● Work to complete:
Every line from the first one to the line containing "var groups = ['Male', 'Female'];" should be echoed exactly; leave out the rest.

● Source excerpt:
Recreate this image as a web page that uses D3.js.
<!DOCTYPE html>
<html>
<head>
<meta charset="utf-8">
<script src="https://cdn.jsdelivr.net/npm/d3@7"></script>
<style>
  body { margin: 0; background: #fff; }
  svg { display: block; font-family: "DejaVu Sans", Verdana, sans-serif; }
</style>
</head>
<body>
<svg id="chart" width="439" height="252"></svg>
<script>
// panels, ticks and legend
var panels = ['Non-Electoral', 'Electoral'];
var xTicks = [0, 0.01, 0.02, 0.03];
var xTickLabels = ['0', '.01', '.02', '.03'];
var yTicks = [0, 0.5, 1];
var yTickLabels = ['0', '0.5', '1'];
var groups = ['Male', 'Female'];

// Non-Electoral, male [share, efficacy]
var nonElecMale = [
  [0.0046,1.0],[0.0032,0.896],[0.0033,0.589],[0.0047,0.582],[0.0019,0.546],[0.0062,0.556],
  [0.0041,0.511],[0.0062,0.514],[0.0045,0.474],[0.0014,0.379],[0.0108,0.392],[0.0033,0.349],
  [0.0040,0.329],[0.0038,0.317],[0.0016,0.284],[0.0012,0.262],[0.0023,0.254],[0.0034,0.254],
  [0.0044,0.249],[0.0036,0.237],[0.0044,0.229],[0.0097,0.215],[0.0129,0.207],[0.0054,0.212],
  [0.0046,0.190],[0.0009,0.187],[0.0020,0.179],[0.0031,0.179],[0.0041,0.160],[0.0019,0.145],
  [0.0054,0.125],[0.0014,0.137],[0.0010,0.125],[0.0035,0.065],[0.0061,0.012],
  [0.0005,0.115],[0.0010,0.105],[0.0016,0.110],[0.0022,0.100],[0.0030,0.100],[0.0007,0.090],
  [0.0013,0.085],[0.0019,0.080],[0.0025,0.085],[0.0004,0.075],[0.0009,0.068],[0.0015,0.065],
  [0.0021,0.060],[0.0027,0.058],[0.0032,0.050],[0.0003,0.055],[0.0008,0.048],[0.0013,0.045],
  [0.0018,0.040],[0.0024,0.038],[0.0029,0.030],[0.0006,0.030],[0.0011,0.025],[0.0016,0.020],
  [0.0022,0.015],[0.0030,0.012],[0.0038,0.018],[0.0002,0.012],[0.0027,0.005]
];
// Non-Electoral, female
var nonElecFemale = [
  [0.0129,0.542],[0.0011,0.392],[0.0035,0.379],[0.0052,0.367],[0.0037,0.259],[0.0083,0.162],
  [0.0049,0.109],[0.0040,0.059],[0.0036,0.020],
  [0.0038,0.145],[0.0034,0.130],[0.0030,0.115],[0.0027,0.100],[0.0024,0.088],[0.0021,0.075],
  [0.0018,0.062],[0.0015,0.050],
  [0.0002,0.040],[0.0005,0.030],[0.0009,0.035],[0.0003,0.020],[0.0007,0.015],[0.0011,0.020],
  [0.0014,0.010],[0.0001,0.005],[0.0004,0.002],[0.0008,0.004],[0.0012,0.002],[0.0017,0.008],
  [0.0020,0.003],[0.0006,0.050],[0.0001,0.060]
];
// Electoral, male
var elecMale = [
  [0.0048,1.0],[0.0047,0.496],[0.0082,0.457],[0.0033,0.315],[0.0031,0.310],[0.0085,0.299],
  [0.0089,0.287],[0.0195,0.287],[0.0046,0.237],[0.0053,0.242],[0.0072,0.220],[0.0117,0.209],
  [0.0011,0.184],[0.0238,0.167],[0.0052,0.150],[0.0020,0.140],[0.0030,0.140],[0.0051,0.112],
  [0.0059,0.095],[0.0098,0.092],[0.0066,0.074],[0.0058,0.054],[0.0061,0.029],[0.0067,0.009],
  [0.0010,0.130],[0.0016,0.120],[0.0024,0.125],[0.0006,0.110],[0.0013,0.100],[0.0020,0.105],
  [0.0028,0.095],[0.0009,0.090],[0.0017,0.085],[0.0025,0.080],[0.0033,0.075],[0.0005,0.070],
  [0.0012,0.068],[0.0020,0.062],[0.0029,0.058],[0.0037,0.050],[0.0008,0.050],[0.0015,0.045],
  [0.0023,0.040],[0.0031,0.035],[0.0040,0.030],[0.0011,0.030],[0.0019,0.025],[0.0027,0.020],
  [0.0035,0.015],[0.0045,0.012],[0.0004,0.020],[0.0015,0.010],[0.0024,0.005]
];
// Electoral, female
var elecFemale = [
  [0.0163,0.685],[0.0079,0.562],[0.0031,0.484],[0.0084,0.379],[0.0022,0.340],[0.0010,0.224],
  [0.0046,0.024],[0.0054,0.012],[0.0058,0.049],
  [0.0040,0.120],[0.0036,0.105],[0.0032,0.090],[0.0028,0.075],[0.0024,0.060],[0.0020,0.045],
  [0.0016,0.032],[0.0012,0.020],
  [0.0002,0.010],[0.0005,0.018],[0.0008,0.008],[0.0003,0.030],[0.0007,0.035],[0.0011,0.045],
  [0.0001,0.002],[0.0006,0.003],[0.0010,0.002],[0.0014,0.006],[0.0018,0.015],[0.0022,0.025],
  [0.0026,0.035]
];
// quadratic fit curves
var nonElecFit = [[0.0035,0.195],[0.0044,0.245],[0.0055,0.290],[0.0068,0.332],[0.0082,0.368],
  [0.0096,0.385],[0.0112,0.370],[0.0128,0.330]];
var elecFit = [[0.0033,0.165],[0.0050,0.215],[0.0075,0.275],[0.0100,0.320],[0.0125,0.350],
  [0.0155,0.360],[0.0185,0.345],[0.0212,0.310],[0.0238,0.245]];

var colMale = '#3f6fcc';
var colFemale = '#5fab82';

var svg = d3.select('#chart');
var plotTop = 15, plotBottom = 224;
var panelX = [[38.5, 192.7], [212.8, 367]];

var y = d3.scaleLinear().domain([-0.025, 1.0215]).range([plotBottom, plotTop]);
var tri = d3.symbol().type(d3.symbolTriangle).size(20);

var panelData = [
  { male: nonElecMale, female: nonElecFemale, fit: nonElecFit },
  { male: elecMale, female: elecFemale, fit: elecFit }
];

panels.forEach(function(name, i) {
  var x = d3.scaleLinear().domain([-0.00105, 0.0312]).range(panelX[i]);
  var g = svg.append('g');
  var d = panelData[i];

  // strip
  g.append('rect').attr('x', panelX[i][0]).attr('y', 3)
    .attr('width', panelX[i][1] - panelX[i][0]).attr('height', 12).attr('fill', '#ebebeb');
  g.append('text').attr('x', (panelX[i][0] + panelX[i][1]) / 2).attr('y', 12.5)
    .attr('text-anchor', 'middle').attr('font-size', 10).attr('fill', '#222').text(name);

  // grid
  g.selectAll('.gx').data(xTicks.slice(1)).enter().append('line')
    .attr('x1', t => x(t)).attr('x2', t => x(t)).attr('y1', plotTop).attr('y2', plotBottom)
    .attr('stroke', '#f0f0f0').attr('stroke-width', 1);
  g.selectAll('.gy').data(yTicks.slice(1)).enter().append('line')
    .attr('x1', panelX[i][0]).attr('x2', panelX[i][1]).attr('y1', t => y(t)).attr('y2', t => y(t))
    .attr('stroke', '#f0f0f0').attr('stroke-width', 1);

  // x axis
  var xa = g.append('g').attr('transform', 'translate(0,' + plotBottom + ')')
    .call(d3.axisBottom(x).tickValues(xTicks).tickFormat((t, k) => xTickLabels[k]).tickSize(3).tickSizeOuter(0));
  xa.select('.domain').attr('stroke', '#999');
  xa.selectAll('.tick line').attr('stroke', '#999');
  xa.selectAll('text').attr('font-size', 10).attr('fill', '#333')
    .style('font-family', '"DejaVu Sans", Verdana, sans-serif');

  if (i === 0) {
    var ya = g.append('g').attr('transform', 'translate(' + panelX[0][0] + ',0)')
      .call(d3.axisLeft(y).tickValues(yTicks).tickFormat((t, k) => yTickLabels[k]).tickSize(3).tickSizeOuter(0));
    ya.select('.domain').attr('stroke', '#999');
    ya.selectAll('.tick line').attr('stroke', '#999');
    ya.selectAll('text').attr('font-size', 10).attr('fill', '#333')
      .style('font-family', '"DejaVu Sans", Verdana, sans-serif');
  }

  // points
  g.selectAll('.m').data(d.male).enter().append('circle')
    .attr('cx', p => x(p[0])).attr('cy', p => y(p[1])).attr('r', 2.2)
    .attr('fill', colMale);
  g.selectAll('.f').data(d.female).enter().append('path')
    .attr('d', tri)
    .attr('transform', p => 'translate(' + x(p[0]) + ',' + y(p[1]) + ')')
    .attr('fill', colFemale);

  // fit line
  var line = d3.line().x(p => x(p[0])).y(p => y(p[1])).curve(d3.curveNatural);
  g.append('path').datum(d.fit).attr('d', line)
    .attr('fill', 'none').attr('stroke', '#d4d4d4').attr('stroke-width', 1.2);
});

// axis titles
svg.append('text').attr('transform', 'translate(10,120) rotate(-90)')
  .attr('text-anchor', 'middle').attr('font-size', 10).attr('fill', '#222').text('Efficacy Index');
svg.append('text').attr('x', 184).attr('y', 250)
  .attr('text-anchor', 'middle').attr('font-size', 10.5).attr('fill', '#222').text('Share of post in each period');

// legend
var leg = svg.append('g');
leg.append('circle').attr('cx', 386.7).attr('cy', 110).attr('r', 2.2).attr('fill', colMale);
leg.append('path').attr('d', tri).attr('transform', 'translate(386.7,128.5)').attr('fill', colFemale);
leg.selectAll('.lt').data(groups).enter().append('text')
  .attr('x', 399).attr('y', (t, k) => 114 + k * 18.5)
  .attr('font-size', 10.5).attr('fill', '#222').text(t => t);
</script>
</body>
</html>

● Written solution:
Recreate this image as a web page that uses D3.js.
<!DOCTYPE html>
<html>
<head>
<meta charset="utf-8">
<script src="https://cdn.jsdelivr.net/npm/d3@7"></script>
<style>
  body { margin: 0; background: #fff; }
  svg { display: block; font-family: "DejaVu Sans", Verdana, sans-serif; }
</style>
</head>
<body>
<svg id="chart" width="439" height="252"></svg>
<script>
// panels, ticks and legend
var panels = ['Non-Electoral', 'Electoral'];
var xTicks = [0, 0.01, 0.02, 0.03];
var xTickLabels = ['0', '.01', '.02', '.03'];
var yTicks = [0, 0.5, 1];
var yTickLabels = ['0', '0.5', '1'];
var groups = ['Male', 'Female'];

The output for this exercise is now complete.